The Draft Copyright Rules appear to be taking no chances, and trying to avoid the possibility of suddenly finding themselves inconsistent with the latest interpretation of the law. They suggest that the Rules talk about 'each mode of broadcast' instead of specifying particular modes of broadcast, refer to ‘modes of communication to the public’ instead of 'formats', and replace mention of a radio-specific authority with a generic provision.
While one can't fault the seeming rationale, it might perhaps be prudent to qualify 'each mode of broadcast' by the insertion of a word so that the phrase reads 'each permitted mode of broadcast' so that, regardless of which 31D interpretation was in vogue at any particular time, the provision would not turn into a free-for-all. After all, no interpretation is likely to be entirely free of conditions or parameters limiting technologies which may be used in the exercise of the 31D licence. [See Draft Rules: 12(ii)-(iv), 13, 14(ii), 14(v) - 14(viii)]

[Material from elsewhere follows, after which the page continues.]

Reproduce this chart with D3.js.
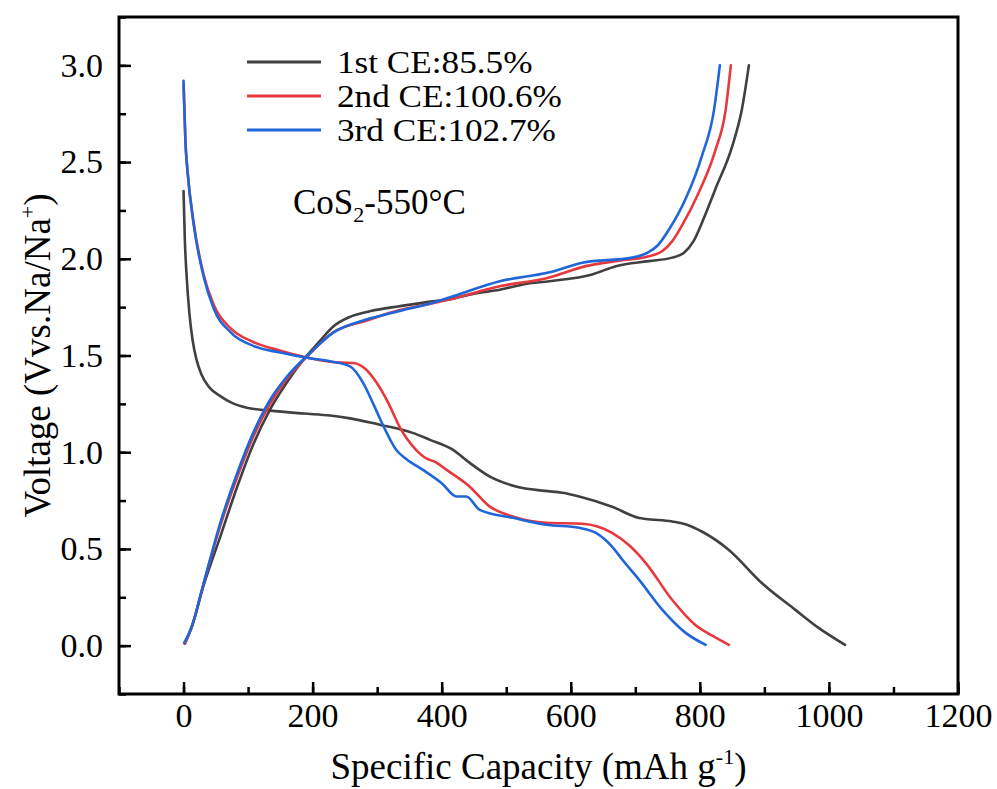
<!DOCTYPE html>
<html>
<head>
<meta charset="utf-8">
<script src="https://cdn.jsdelivr.net/npm/d3@7"></script>
<style>
  body { margin: 0; background: #fff; }
  svg { display: block; }
  text { font-family: "Liberation Serif", "Times New Roman", serif; fill: #000; }
</style>
</head>
<body>
<div id="chart"></div>
<script>
// Values: [capacity mAh/g, voltage V]
var discharge1 = [[0,2.35],[2,2.1],[5,1.9],[9,1.72],[14,1.58],[20,1.48],[28,1.4],[40,1.335],[57,1.29],[75,1.255],[98,1.23],[134,1.215],[186,1.2],[227,1.19],[258,1.175],[304,1.142],[340,1.115],[355,1.1],[381,1.065],[417,1.013],[443,0.946],[474,0.875],[515,0.823],[560,0.8],[587,0.79],[613,0.771],[664,0.718],[706,0.66],[716,0.655],[757,0.642],[780,0.625],[803,0.59],[845,0.495],[896,0.324],[948,0.185],[984,0.092],[1025,0.004]];
var charge1 = [[2,0.01],[13,0.1],[31,0.31],[57,0.564],[83,0.82],[108,1.04],[134,1.22],[160,1.36],[186,1.479],[210,1.57],[232,1.65],[258,1.7],[290,1.73],[335,1.755],[386,1.78],[412,1.79],[450,1.82],[490,1.84],[530,1.87],[567,1.884],[633,1.919],[670,1.962],[721,1.988],[757,2.006],[775,2.03],[790,2.09],[805,2.2],[824,2.36],[850,2.58],[865,2.77],[876,3.0]];
var discharge2 = [[0,2.9],[3,2.6],[6,2.46],[16,2.18],[31,1.92],[47,1.76],[73,1.64],[108,1.57],[150,1.525],[191,1.49],[227,1.468],[265,1.46],[282,1.43],[299,1.36],[318,1.25],[335,1.13],[361,1.01],[375,0.97],[390,0.95],[407,0.91],[443,0.823],[474,0.72],[510,0.668],[562,0.635],[618,0.63],[664,0.583],[690,0.52],[716,0.428],[757,0.237],[793,0.107],[820,0.05],[845,0.004]];
var charge2 = [[2,0.01],[13,0.1],[31,0.32],[57,0.62],[83,0.87],[108,1.08],[134,1.25],[160,1.38],[196,1.51],[232,1.62],[283,1.68],[335,1.735],[386,1.77],[412,1.79],[490,1.858],[567,1.903],[623,1.962],[670,1.988],[721,2.013],[742,2.04],[757,2.09],[772,2.17],[798,2.34],[824,2.56],[840,2.77],[848,3.0]];
var discharge3 = [[0,2.92],[3,2.6],[6,2.46],[16,2.17],[31,1.91],[47,1.74],[73,1.62],[108,1.55],[150,1.515],[191,1.488],[227,1.47],[258,1.444],[278,1.36],[294,1.25],[309,1.14],[330,1.01],[345,0.965],[371,0.909],[400,0.84],[423,0.771],[438,0.771],[459,0.702],[510,0.661],[562,0.625],[613,0.609],[639,0.583],[664,0.512],[680,0.444],[706,0.34],[742,0.185],[778,0.066],[809,0.004]];
var charge3 = [[1,0.014],[13,0.1],[31,0.32],[57,0.635],[83,0.89],[108,1.1],[134,1.27],[160,1.39],[196,1.513],[232,1.618],[283,1.686],[335,1.73],[386,1.773],[412,1.8],[490,1.884],[567,1.93],[618,1.98],[695,2.006],[718,2.03],[735,2.07],[752,2.15],[778,2.31],[803,2.53],[822,2.77],[831,3.0]];

var legendLabels = ["1st CE:85.5%", "2nd CE:100.6%", "3rd CE:102.7%"];
var colours = ["#404040", "#e8383d", "#1f66d8"];
var xTicks = [0, 200, 400, 600, 800, 1000, 1200];
var yTicks = [0.0, 0.5, 1.0, 1.5, 2.0, 2.5, 3.0];

var cycles = [
	{ curves: [discharge1, charge1], colour: colours[0] },
	{ curves: [discharge2, charge2], colour: colours[1] },
	{ curves: [discharge3, charge3], colour: colours[2] }
];

var width = 997, height = 789;
var margin = { top: 17, right: 39, bottom: 95, left: 119 };
var w = width - margin.left - margin.right;
var h = height - margin.top - margin.bottom;

var svg = d3.select("#chart")
	.append("svg")
	.attr("width", width)
	.attr("height", height);

var g = svg.append("g")
	.attr("transform", "translate(" + margin.left + "," + margin.top + ")");

var x = d3.scaleLinear().domain([-100, 1200]).range([0, w]);
var y = d3.scaleLinear().domain([-0.25, 3.25]).range([h, 0]);

// minor ticks first
g.append("g")
	.attr("transform", "translate(0," + h + ")")
	.call(d3.axisBottom(x).tickValues(d3.range(-100, 1201, 100)).tickSizeInner(-7).tickSizeOuter(0).tickFormat(""))
	.call(function(a) { a.select(".domain").remove(); })
	.selectAll("line").attr("stroke-width", 2.5);

g.append("g")
	.call(d3.axisLeft(y).tickValues(d3.range(-0.25, 3.26, 0.25)).tickSizeInner(-7).tickSizeOuter(0).tickFormat(""))
	.call(function(a) { a.select(".domain").remove(); })
	.selectAll("line").attr("stroke-width", 2.5);

// major ticks + labels
var xAxis = g.append("g")
	.attr("transform", "translate(0," + h + ")")
	.call(d3.axisBottom(x).tickValues(xTicks).tickSizeInner(-12).tickSizeOuter(0).tickPadding(9).tickFormat(d3.format("d")));
xAxis.select(".domain").remove();
xAxis.selectAll("line").attr("stroke-width", 2.5);
xAxis.selectAll("text")
	.style("font-family", "Liberation Serif")
	.style("font-size", "34px");

var yAxis = g.append("g")
	.call(d3.axisLeft(y).tickValues(yTicks).tickSizeInner(-12).tickSizeOuter(0).tickPadding(16).tickFormat(d3.format(".1f")));
yAxis.select(".domain").remove();
yAxis.selectAll("line").attr("stroke-width", 2.5);
yAxis.selectAll("text")
	.style("font-family", "Liberation Serif")
	.style("font-size", "34px");

// frame
g.append("rect")
	.attr("x", 0)
	.attr("y", 0)
	.attr("width", w)
	.attr("height", h)
	.attr("fill", "none")
	.attr("stroke", "#000")
	.attr("stroke-width", 3);

var line = d3.line()
	.x(function(d) { return x(d[0]); })
	.y(function(d) { return y(d[1]); })
	.curve(d3.curveMonotoneX);

// draw black first, then red, then blue on top
cycles.forEach(function(c) {
	c.curves.forEach(function(curve) {
		g.append("path")
			.datum(curve)
			.attr("d", line)
			.attr("fill", "none")
			.attr("stroke", c.colour)
			.attr("stroke-width", 2.6)
			.attr("stroke-linejoin", "round")
			.attr("stroke-linecap", "round");
	});
});

// legend (text is a bit wider than Liberation Serif, so stretch it)
var legend = svg.append("g");
legendLabels.forEach(function(lab, i) {
	var ly = 62 + i * 34;
	legend.append("line")
		.attr("x1", 247).attr("x2", 321)
		.attr("y1", ly).attr("y2", ly)
		.attr("stroke", colours[i])
		.attr("stroke-width", 3);
	legend.append("text")
		.attr("transform", "translate(337," + (ly + 11) + ") scale(1.1,1)")
		.attr("font-size", "32px")
		.text(lab);
});

// sample label
var sample = svg.append("text")
	.attr("x", 293)
	.attr("y", 214)
	.attr("font-size", "35px");
sample.append("tspan").text("CoS");
sample.append("tspan").attr("font-size", "22px").attr("dy", 8).text("2");
sample.append("tspan").attr("dy", -8).text("-550\u00B0C");

// axis titles
var xt = svg.append("text")
	.attr("x", margin.left + w / 2)
	.attr("y", 779)
	.attr("text-anchor", "middle")
	.attr("font-size", "37px");
xt.append("tspan").text("Specific Capacity (mAh g");
xt.append("tspan").attr("font-size", "22px").attr("dy", -15).text("-1");
xt.append("tspan").attr("dy", 15).text(")");

var yt = svg.append("text")
	.attr("transform", "translate(50," + (margin.top + h / 2) + ") rotate(-90)")
	.attr("text-anchor", "middle")
	.attr("font-size", "37px");
yt.append("tspan").text("Voltage (Vvs.Na/Na");
yt.append("tspan").attr("font-size", "22px").attr("dy", -15).text("+");
yt.append("tspan").attr("dy", 15).text(")");
</script>
</body>
</html>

Planning for the future isn’t really the forte of the Draft Copyright Rules though. One of their primary aims appears to be to effect upgradation consistent with the digital age. In achieving its aim, however, the Draft Rules seem to fail, being all but oblivious not only to the dynamics of electronic and online communications but also to the fact that India does not have adequate data protection and confidentiality laws.

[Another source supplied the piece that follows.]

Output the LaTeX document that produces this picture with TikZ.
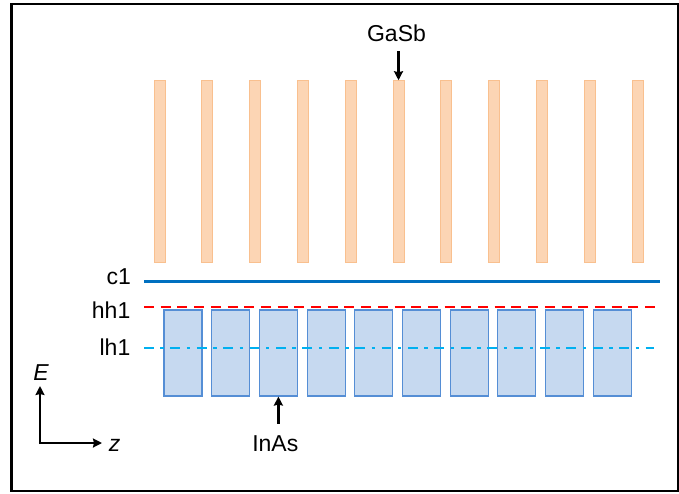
\documentclass[tikz,border=0pt]{standalone}
\usepackage{fontspec}
\setmainfont{Liberation Sans}
\usetikzlibrary{arrows.meta,calc}

\definecolor{gasbfill}{RGB}{252,213,180}
\definecolor{gasbedge}{RGB}{249,192,143}
\definecolor{inasfill}{RGB}{198,217,240}
\definecolor{inasedge}{RGB}{85,142,213}
\definecolor{cband}{RGB}{0,112,192}
\definecolor{hhband}{RGB}{255,0,0}
\definecolor{lhband}{RGB}{0,176,240}

\tikzset{
  gasbbar/.style={draw=gasbedge, fill=gasbfill, line width=0.9pt, inner sep=0pt,
    minimum width=11pt, minimum height=182pt},
  inaswell/.style={draw=inasedge, fill=inasfill, line width=1.1pt, inner sep=0pt,
    minimum width=38pt, minimum height=86pt},
  lbl/.style={inner sep=0pt, font=\fontsize{23}{27}\selectfont},
  ptr/.style={line width=2.2pt, -{Stealth[length=9pt,width=9pt,inset=1pt]}},
  axis/.style={line width=2.2pt, -{Stealth[length=9pt,width=9pt,inset=1pt]}},
}

\begin{document}
\begin{tikzpicture}[x=1pt, y=-1pt]
  \useasboundingbox (0,0) rectangle (679,493);
  \draw[line width=2.5pt] (11.3,4.2) rectangle (677.9,490.8);

  % GaSb barriers
  \foreach \i in {0,...,10}
    \node[gasbbar] (bar\i) at ({159.5+47.8*\i}, 171.7) {};

  % InAs wells
  \foreach \i in {0,...,9}
    \node[inaswell] (well\i) at ({183+47.7*\i}, 353) {};

  % subband levels
  \coordinate (cA) at (144,281.7);  \coordinate (cB) at (660,281.7);
  \coordinate (hA) at (144,307);    \coordinate (hB) at (656,307);
  \coordinate (lA) at (144,348);    \coordinate (lB) at (654,348);
  \draw[cband, line width=3.3pt] (cA) -- (cB);
  \draw[hhband, line width=2.3pt, dash pattern=on 10pt off 6.7pt] (hA) -- (hB);
  \draw[lhband, line width=2.3pt, dash pattern=on 9.7pt off 6.7pt on 3.3pt off 6.7pt] (lA) -- (lB);

  \node[lbl, anchor=base east] (c1) at (131,284.7) {c1};
  \node[lbl, anchor=base east] (hh1) at (130.5,318.3) {hh1};
  \node[lbl, anchor=base east] (lh1) at (130.5,355) {lh1};

  % material labels
  \node[lbl, anchor=base] (gasb) at (396.5,41.7) {GaSb};
  \draw[ptr] ($(bar5.north)+(0,-29)$) -- (bar5.north);
  \node[lbl, anchor=base] (inas) at (275.3,451.7) {InAs};
  \draw[ptr] ($(well2.south)+(0,27)$) -- (well2.south);

  % axes
  \coordinate (origin) at (40,443);
  \coordinate (etip) at (40,386);
  \coordinate (ztip) at (102,443);
  \draw[axis] ([yshift=-1.1pt]origin) -- (etip);
  \draw[axis] ([xshift=-1.1pt]origin) -- (ztip);
  \node[lbl, anchor=base] (E) at (41,380) {\itshape E};
  \node[lbl, anchor=base] (z) at (114.5,451.7) {\itshape z};
\end{tikzpicture}
\end{document}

Presumably, to lay the foundations of digital dealings in and governance of copyright, the Draft Rules propose to allow communications which have hitherto been sent by registered post to be sent electronically, to water down notification requirements sometimes going so far as to say that publication on the website without corresponding publication in the Official Gazette would suffice, and to change the record maintenance requirements pertaining to Copyright Societies and the Register of Copyright effectively often allowing records to be kept in either digital or physical form. [See Draft Rules: 5(i), 8(i), 17(i), 36; and 5(ii), 6(ii), 8(ii), 10, 11, 12(i) , 14(iii), 15, 16(i), 16(iii), 17(ii); and 27, 30, 32(i), 34(i) & (ii)]
Through all of this, there is the removal of guidance on how to maintain physical records of Register Indexes, there is no mention of data protection, and there is absolutely no exploration of how these proposals would interact with other proposed modifications to the Rules such as the proposed mandatory search facility for certain Copyright Society records. There appears to be no plan to gradually digitize existing physical records, and no system to ensure that digital and physical records are compatible. In fact, there are too many instances for comfort were the Draft Rules have removed the requirement that records be maintained in physical and digital form only to say that records may be maintained in only one form or the other.
There is very little doubt that the Draft Rules mean well although given that they occasionally evince a tenuous understanding of technology and the demands it makes, particularly in terms of measures to protect persons, it isn’t obvious that it would be prudent to adopt them without significant amendment.